CHICAGO (Reuters) - Illinois' unpaid bill backlog has hit a record high of $14.3 billion as the legislature nears a May 31 budget deadline, the state comptroller's office said on Wednesday.
The bill pile jumped from $13.3 billion after the governor's budget office this week reported more than $1 billion in liabilities held at state agencies, the comptroller said.
Illinois is limping toward the June 30 end of its second straight fiscal year without a complete budget due to an impasse between Republican Governor Bruce Rauner and Democrats who control the legislature.
"It's clear the Rauner Administration has been holding bills at state agencies in an attempt to mask some of the damage caused by the governor's failure to fulfill his constitutional duty and present a balanced budget," Comptroller Susana Mendoza, a Democrat, said in a statement, adding that the governor's office was keeping lawmakers in the dark about the true size of the backlog.
A spokeswoman for Rauner had no immediate response.

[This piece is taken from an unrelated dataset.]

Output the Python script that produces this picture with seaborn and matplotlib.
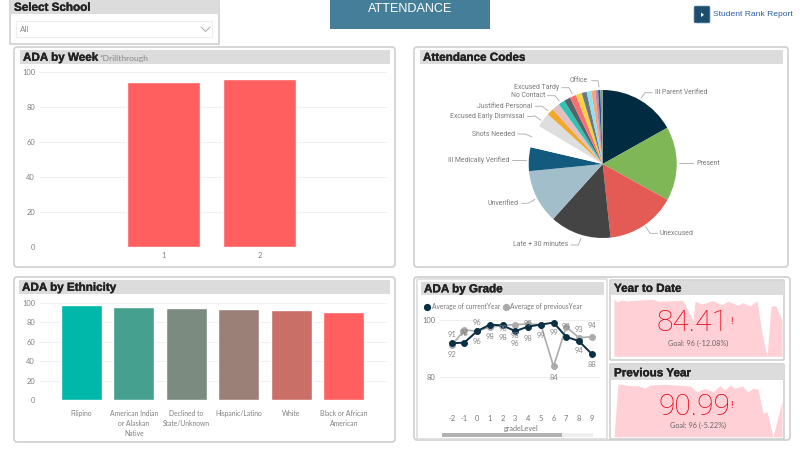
import matplotlib
matplotlib.use("Agg")
import matplotlib.pyplot as plt
import matplotlib.patheffects as pe
from matplotlib.patches import FancyBboxPatch, Rectangle, Polygon
import seaborn as sns

W, H = 800, 449

# data
week_labels = ["1", "2"]
week_values = [94.5, 96]

ethnicity_labels = ["Filipino", "American Indian\nor Alaskan\nNative", "Declined to\nState/Unknown",
                    "Hispanic/Latino", "White", "Black or African\nAmerican"]
ethnicity_values = [97.5, 96, 94.5, 93.5, 92.5, 91]
ethnicity_colors = ["#00B8AA", "#45A090", "#7B8B80", "#9B8078", "#C96F68", "#FF5F5E"]

code_names = ["Ill Parent Verified", "Present", "Unexcused", "Late + 30 minutes", "Unverified",
              "Ill Medically Verified", "Shots Needed", "Excused Early Dismissal", "a", "Justified Personal",
              "b", "No Contact", "Excused Tardy", "c", "d", "e", "f", "g", "h", "Office"]
code_shares = [16.9, 16.2, 15.3, 13.4, 11.8, 5.2, 4.9, 3.2, 1.5, 1.7, 1.4, 1.4, 1.4, 1.3, 1.1, 1.0, 0.9, 0.6, 0.5, 0.5]
code_colors = ["#012B40", "#7FB656", "#E45A55", "#444444", "#A3BECB", "#125B7E", "#FFFFFF", "#DEDEDE",
               "#F0A92C", "#E3BFC4", "#2EC4B4", "#55666B", "#FA7070", "#F7D24A", "#6C7A80", "#90DEF7",
               "#F8A47A", "#BB86B0", "#1A5C8A", "#8A9A8A"]

grades = [-2, -1, 0, 1, 2, 3, 4, 5, 6, 7, 8, 9]
current_year = [91.7, 92, 96, 98.3, 98, 96, 97.6, 98.3, 99, 94, 92.5, 88]
previous_year = [91, 96.4, 96, 97.4, 98, 98.3, 98.5, 98.3, 83.6, 97.5, 93.7, 94]
current_labels = ["92", "92", "96", "98", "98", "96", "98", "99", "99", "", "94", "88"]
previous_labels = ["91", "96", "96", "", "98", "98", "99", "", "84", "98", "93", "94"]

ytd_x = [4, 7, 12, 17, 30, 43, 48, 73, 83, 85, 92, 103, 112, 118, 128, 133, 140, 147, 152, 157, 161, 166, 172]
ytd_y = [100, 95.3, 98.8, 97, 98.8, 100, 96.5, 98.2, 63, 96.5, 91.8, 97.7, 90.6, 96.5, 89.5, 94.2, 88.3, 97.7,
         39.8, 0, 88.3, 88.3, 63]
prev_x = [4, 8, 20, 28, 35, 40, 55, 80, 87, 95, 103, 110, 115, 120, 125, 132, 138, 143, 148, 153, 157, 163, 172]
prev_y = [0, 98.8, 95.6, 95.6, 90.6, 96.9, 98, 95, 84.4, 90.6, 84.4, 95.6, 87.5, 96.9, 90.6, 95, 84.4, 90.6,
          89.4, 43.8, 46.9, 0, 66.9]

sns.set_theme(style="white")
plt.rcParams["font.family"] = ["Lato", "DejaVu Sans"]
plt.rcParams["axes.unicode_minus"] = False

fig = plt.figure(figsize=(W / 100, H / 100), dpi=100, facecolor="white")


def px_axes(x0, y0, x1, y1, zorder=1):
    # axes placed by picture pixels, y counted from the top
    a = fig.add_axes([x0 / W, 1 - y1 / H, (x1 - x0) / W, (y1 - y0) / H], zorder=zorder)
    a.patch.set_alpha(0)
    return a


bg = px_axes(0, 0, W, H, zorder=0)
bg.set_xlim(0, W)
bg.set_ylim(H, 0)
bg.axis("off")
fg = px_axes(0, 0, W, H, zorder=5)
fg.set_xlim(0, W)
fg.set_ylim(H, 0)
fg.axis("off")


def panel(x0, y0, x1, y1, rad=3, ec="#CFCFCF"):
    bg.add_patch(FancyBboxPatch((x0 + rad, y0 + rad), x1 - x0 - 2 * rad, y1 - y0 - 2 * rad,
                                boxstyle=f"round,pad={rad},rounding_size={rad}", fc="white", ec=ec, lw=1.2))


def header(x0, y0, x1, y1, title):
    bg.add_patch(Rectangle((x0, y0), x1 - x0, y1 - y0, fc="#DCDCDC", ec="none", zorder=3))
    t = bg.text(x0 + 3, (y0 + y1) / 2 + 0.8, title, fontsize=8.4, fontweight="bold", color="#222222", ha="left",
                va="center", family=["Liberation Sans"], zorder=4)
    t.set_path_effects([pe.withStroke(linewidth=0.25, foreground="#222222")])


# frames and headers
bg.add_patch(Rectangle((10, -2), 209, 46, fc="white", ec="#CFCFCF", lw=1.2))
header(11, 0, 219, 14, "Select School")
bg.add_patch(Rectangle((16, 21), 196, 16, fc="white", ec="#EEEEEE", lw=0.8, zorder=3))
bg.text(20, 29.5, "All", fontsize=5.8, color="#888888", va="center", zorder=4)
bg.plot([201, 205.5, 210], [27, 31.5, 27], color="#AAAAAA", lw=0.7, zorder=4)

bg.add_patch(Rectangle((330, 0), 160, 29, fc="#457E98", ec="none"))
bg.text(410, 9.5, "ATTENDANCE", fontsize=9.1, color="white", ha="center", va="center", family=["Liberation Sans"])

bg.add_patch(FancyBboxPatch((695, 7), 14, 15, boxstyle="round,pad=0.8,rounding_size=1.5", fc="#1E4E6E", ec="#3A6A88", lw=0.6))
bg.add_patch(Polygon([(701, 12.5), (704, 14.8), (701, 17)], fc="white", ec="none", zorder=4))
bg.text(713, 15, "Student Rank Report", fontsize=6.1, color="#2A5CAA", va="center", family=["Liberation Sans"])

panel(14, 47, 395, 267)
header(20, 50, 390, 64, "ADA by Week")
bg.text(99, 59, "*Drillthrough", fontsize=6.1, color="#888888", va="center", zorder=4)
panel(414, 47, 788, 267)
header(420, 50, 783, 64, "Attendance Codes")
panel(14, 277, 395, 442)
header(19, 280, 390, 294, "ADA by Ethnicity")
panel(414, 277, 790, 440)
panel(417, 279, 607, 439, rad=1, ec="#DDDDDD")
header(421, 282, 604, 295, "ADA by Grade")
panel(610, 280, 784, 360, rad=1)
header(611, 281, 784, 295, "Year to Date")
panel(610, 364, 784, 439, rad=1)
header(611, 365, 784, 380, "Previous Year")


def style_bars(a):
    a.set_xlabel("")
    a.set_ylabel("")
    a.set_ylim(0, 100)
    a.set_yticks([0, 20, 40, 60, 80, 100])
    a.grid(axis="y", color="#F0F0F0", lw=0.8)
    a.grid(axis="x", visible=False)
    a.set_axisbelow(True)
    a.tick_params(axis="both", length=0, labelsize=5.4, labelcolor="#808080")
    sns.despine(ax=a, left=True, bottom=True)


# ADA by week
ax_week = px_axes(40, 72, 387, 247)
sns.barplot(x=week_labels, y=week_values, color="#FF5F5E", saturation=1, width=0.76, ax=ax_week)
style_bars(ax_week)
ax_week.set_xlim(-1.29, 2.33)

# ADA by ethnicity
ax_eth = px_axes(40, 303, 387, 400)
sns.barplot(x=ethnicity_labels, y=ethnicity_values, hue=ethnicity_labels, palette=ethnicity_colors, saturation=1,
            width=0.78, legend=False, ax=ax_eth)
style_bars(ax_eth)
ax_eth.set_xlim(-0.79, 5.82)
ax_eth.tick_params(axis="x", pad=7, labelsize=4.9)
for t in ax_eth.get_xticklabels():
    t.set_linespacing(1.5)

# attendance codes pie
ax_pie = px_axes(602.7 - 74, 164 - 74, 602.7 + 74, 164 + 74)
ax_pie.pie(code_shares, colors=code_colors, startangle=90, counterclock=False, radius=1,
           wedgeprops={"linewidth": 0})
ax_pie.set_xlim(-1, 1)
ax_pie.set_ylim(-1, 1)

pie_labels = [
    ("Office", 587.7, 81, "right", [(591.7, 80.7), (598, 80.7), (599, 87)]),
    ("Excused Tardy", 559.3, 87.7, "right", [(561.7, 87.7), (569, 87.7), (572.3, 94)]),
    ("No Contact", 545, 95.7, "right", [(547.3, 95.7), (555, 95.7), (559.3, 101)]),
    ("Justified Personal", 532.3, 106.3, "right", [(535, 106.3), (542.3, 106.3), (547.7, 110.7)]),
    ("Excused Early Dismissal", 524, 116.7, "right", [(527.3, 116.7), (535, 116), (541, 120.3)]),
    ("Shots Needed", 514.7, 134, "right", [(517.7, 134), (525, 134), (531.7, 136.7)]),
    ("Ill Medically Verified", 509, 159.7, "right", [(512.3, 159.7), (525.7, 159.7)]),
    ("Unverified", 518.3, 203.3, "right", [(521.7, 203.3), (528.3, 203.3), (535, 199.3)]),
    ("Late + 30 minutes", 567.7, 245, "right", [(571, 245), (578.3, 245), (581, 238.3)]),
    ("Unexcused", 660, 233.3, "left", [(645.7, 226.7), (650, 233.3), (657.3, 233.3)]),
    ("Present", 696, 163.3, "left", [(679.3, 163.3), (693.3, 163.3)]),
    ("Ill Parent Verified", 655, 92.7, "left", [(641, 98.3), (645, 92.7), (652.3, 92.7)]),
]
for text, tx, ty, ha, line in pie_labels:
    bg.text(tx, ty, text, fontsize=4.95, color="#7A7A7A", ha=ha, va="center", family=["Roboto"], zorder=4)
    bg.plot([p[0] for p in line], [p[1] for p in line], color="#AAAAAA", lw=0.6, zorder=4)

# ADA by grade
ax_grade = px_axes(440, 315, 600, 408, zorder=2)
sns.lineplot(x=grades, y=previous_year, color="#ABABAB", lw=1.2, marker="o", ms=4.2, mec="#ABABAB", ax=ax_grade)
sns.lineplot(x=grades, y=current_year, color="#0B2F45", lw=1.4, marker="o", ms=4.2, mec="#0B2F45", ax=ax_grade)
ax_grade.set_xlim(-2 - 11.7 / 12.73, 9 + 8.3 / 12.73)
ax_grade.set_ylim(100 - 93 / 3, 100 + 5 / 3)
ax_grade.set_yticks([80, 100])
ax_grade.set_xticks(grades)
ax_grade.grid(axis="y", color="#F0F0F0", lw=0.8)
ax_grade.grid(axis="x", visible=False)
ax_grade.tick_params(axis="both", length=0, labelsize=5.4, labelcolor="#777777")
ax_grade.tick_params(axis="x", pad=5)
ax_grade.tick_params(axis="y", pad=3)
ax_grade.set_xlabel("gradeLevel", fontsize=5.2, color="#777777", labelpad=1)
ax_grade.xaxis.set_label_coords(0.51, -0.18)
ax_grade.set_ylabel("")
sns.despine(ax=ax_grade, left=True, bottom=True)

current_off = [-11, 10, -10, -12, -12, -12, -12, -11, -10, 0, -9, -11]
previous_off = [11, -4, 9, 0, -3, -11, 1, 0, -11, 0, 8, 11]
for g, v, s, dy in zip(grades, current_year, current_labels, current_off):
    ax_grade.annotate(s, (g, v), xytext=(0, dy * 0.72), textcoords="offset points", ha="center", va="center",
                      fontsize=5.4, color="#888888")
for g, v, s, dy in zip(grades, previous_year, previous_labels, previous_off):
    ax_grade.annotate(s, (g, v), xytext=(0, dy * 0.72), textcoords="offset points", ha="center", va="center",
                      fontsize=5.4, color="#888888")

fg.plot([427], [306.7], "o", color="#0B2F45", ms=4.2)
fg.text(431.5, 306.7, "Average of currentYear", fontsize=4.75, color="#777777", va="center")
fg.plot([505.5], [306.7], "o", color="#ABABAB", ms=4.2)
fg.text(509.5, 306.7, "Average of previousYear", fontsize=4.75, color="#777777", va="center")

fg.add_patch(Rectangle((442, 433), 151, 4, fc="#EFEFEF", ec="none"))
fg.add_patch(Rectangle((442, 433), 120, 4, fc="#B2B2B2", ec="none"))

# KPI cards
ax_ytd = px_axes(614, 299.3, 782, 356.3)
ax_ytd.fill_between(ytd_x, ytd_y, 0, color="#FFD0D5", lw=0)
ax_prev = px_axes(614, 383.3, 782, 436.7)
ax_prev.fill_between(prev_x, prev_y, 0, color="#FFD0D5", lw=0)
for a in (ax_ytd, ax_prev):
    a.set_xlim(4, 172)
    a.set_ylim(0, 100)
    a.axis("off")

kpis = [("84.41", "Goal: 96 (-12.08%)", 692.5, 323, 343, 732), ("90.99", "Goal: 96 (-5.22%)", 694, 407, 425.7, 732)]
for value, goal, cx, vy, gy, bx in kpis:
    fg.text(cx, vy, value, fontsize=21.5, color="#E60012", ha="center", va="center", family=["Roboto"],
            fontweight="light")
    fg.text(698, gy, goal, fontsize=5.2, color="#666666", ha="center", va="center")
    fg.text(bx, vy - 1, "!", fontsize=7, color="#E60012", ha="center", va="center")

fig.savefig("out.png", dpi=100)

Illinois' reliance on continuing appropriations, court-ordered spending and partial budgets has caused the unpaid bill backlog to balloon from $9.1 billion at the end of fiscal 2016. Mendoza told a Senate committee last week that late payment penalties owed to vendors total about $800 million.
Lawmakers, who have not agreed on a fiscal 2018 spending plan, face a May 31 deadline to pass budget bills with simple-majority votes.